1. What the legal status actually is: part of the Kingdom, not a separate state
Under Danish constitutional arrangements and the Self‑Government Act of 2009, Greenland is described and treated as an autonomous part of the Kingdom of Denmark — a constituent country within the Realm whose head of state is the Danish monarch — rather than a separate, fully sovereign state; Denmark formally retains prerogatives in areas such as defence and international representation [1] [2] [6].
2. How autonomy works in practice: broad domestic powers, limited external sovereignty
Greenland’s parliament (Inatsisartut) and government (Naalakkersuisut) exercise authority over most domestic matters and may conclude certain international administrative agreements in fields they control, but matters affecting defence, security and the Kingdom’s overall foreign policy remain under Denmark’s competence or require coordination with Copenhagen [2] [6] [7].
3. Historical context that shapes the current arrangement
Greenland’s political relationship with Denmark evolved from colonial status into integration and then devolution: it was a Danish colony until 1953 when it was incorporated into the Danish state, gained home rule in 1979, and had its autonomy deepened through the 2009 Self‑Government Act — a trajectory that the Danish Institute for International Studies and other scholars trace as the foundation of today’s Realm arrangement [8] [4] [3].
4. International recognition and practical consequences
Multiple international documents and treaties — including the 1951 defence arrangements and UN and court decisions over the 20th century — recognize Danish sovereignty over Greenland while acknowledging Greenland’s internal autonomy; in practice foreign embassies deal with Greenland through Copenhagen, though Greenland maintains representations to entities like the EU and the U.S. for its specific interests [5] [7] [6] [9].
5. Money, dependency and politics: why full independence is complicated
Greenland receives substantial fiscal transfers from Denmark that underpin the welfare state and public services; those economic realities, repeatedly noted in reporting and policy analyses, help explain why public opinion supports independence in principle but is cautious about the economic price of full sovereignty [1] [4] [10].

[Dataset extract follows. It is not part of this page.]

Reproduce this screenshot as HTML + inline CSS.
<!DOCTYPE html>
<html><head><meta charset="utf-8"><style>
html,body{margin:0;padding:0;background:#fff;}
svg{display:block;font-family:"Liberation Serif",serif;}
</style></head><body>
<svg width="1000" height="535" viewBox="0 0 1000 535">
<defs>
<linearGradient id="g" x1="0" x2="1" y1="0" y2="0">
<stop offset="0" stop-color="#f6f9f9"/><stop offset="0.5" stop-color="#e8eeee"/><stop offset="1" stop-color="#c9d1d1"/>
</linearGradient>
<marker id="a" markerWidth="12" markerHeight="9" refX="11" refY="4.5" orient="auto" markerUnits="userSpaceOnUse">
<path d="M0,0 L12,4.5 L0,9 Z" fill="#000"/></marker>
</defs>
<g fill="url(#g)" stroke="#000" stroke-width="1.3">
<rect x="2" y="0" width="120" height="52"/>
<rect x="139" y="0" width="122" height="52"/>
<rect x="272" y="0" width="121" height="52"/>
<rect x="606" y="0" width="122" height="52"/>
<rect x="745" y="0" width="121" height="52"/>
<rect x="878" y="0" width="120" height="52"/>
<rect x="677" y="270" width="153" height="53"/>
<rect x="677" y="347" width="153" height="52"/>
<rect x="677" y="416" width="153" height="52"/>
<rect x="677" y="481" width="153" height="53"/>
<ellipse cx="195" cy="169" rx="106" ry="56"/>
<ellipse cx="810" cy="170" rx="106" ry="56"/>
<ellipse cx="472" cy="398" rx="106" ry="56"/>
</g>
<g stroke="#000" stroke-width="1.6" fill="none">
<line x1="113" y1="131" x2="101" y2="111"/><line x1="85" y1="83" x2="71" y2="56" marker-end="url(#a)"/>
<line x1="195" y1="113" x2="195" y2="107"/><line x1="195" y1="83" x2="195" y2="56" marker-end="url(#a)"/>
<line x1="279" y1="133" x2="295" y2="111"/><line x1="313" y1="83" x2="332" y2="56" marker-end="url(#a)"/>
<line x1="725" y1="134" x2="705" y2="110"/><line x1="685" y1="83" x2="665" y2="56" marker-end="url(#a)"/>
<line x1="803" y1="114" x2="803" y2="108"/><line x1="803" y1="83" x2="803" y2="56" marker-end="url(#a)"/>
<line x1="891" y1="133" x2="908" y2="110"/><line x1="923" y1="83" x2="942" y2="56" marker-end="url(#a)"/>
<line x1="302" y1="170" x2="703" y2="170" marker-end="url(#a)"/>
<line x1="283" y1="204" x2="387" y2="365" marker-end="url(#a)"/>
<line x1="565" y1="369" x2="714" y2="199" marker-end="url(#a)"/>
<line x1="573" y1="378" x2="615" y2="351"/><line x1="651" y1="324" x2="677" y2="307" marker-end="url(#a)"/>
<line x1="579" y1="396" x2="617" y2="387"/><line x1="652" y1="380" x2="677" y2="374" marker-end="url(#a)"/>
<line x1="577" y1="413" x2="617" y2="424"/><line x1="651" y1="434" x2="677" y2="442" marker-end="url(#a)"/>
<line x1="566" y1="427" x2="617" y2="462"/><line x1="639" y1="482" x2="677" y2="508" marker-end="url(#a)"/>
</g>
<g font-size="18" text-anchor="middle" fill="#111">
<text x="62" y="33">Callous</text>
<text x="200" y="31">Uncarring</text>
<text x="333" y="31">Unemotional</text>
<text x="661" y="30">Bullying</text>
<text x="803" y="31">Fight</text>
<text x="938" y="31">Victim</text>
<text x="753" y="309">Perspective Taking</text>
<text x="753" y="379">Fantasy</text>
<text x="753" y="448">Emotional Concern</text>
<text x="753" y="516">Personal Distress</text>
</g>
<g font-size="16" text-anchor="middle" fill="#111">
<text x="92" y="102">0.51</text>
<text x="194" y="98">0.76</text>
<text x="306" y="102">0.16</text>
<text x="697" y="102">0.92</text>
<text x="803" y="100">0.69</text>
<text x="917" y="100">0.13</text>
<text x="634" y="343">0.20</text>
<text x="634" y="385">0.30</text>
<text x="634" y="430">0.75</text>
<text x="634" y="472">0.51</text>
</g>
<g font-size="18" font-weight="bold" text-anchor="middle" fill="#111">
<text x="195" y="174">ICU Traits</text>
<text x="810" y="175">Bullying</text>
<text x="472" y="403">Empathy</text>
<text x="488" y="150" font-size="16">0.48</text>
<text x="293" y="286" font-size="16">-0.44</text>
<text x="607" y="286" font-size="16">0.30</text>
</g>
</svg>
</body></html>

6. Paths to independence and competing narratives
The Self‑Government Act expressly creates a legal pathway for Greenland to seek full independence, which would require Greenlandic political action, negotiation with Denmark and ultimately a democratic mandate (parliamentary approval and referendum) — yet experts and policy think‑tanks emphasize that today’s status remains solid under international law and that changing it would be a negotiated political process, not an automatic or unilateral swap of sovereignty [2] [4] [5].
7. Disagreements, critiques and political theatre
Some commentators argue the 1953 incorporation and earlier steps were insufficiently consultative and frame Greenland’s status as a continuing decolonisation matter; others stress the legal and diplomatic recognition of Danish sovereignty and the practical constraints on any rapid change — both positions appear in academic and media sources and shape contemporary debate, especially when geopolitical attention spikes [11] [12] [5].
Conclusion — direct answer
Greenland is not an independent state; it is an autonomous country/territory within the Kingdom of Denmark with extensive self‑rule but without full sovereign status, while retaining a legal and political route to potential future independence that would require negotiation, internal approval and international recognition [1] [2] [4] [5].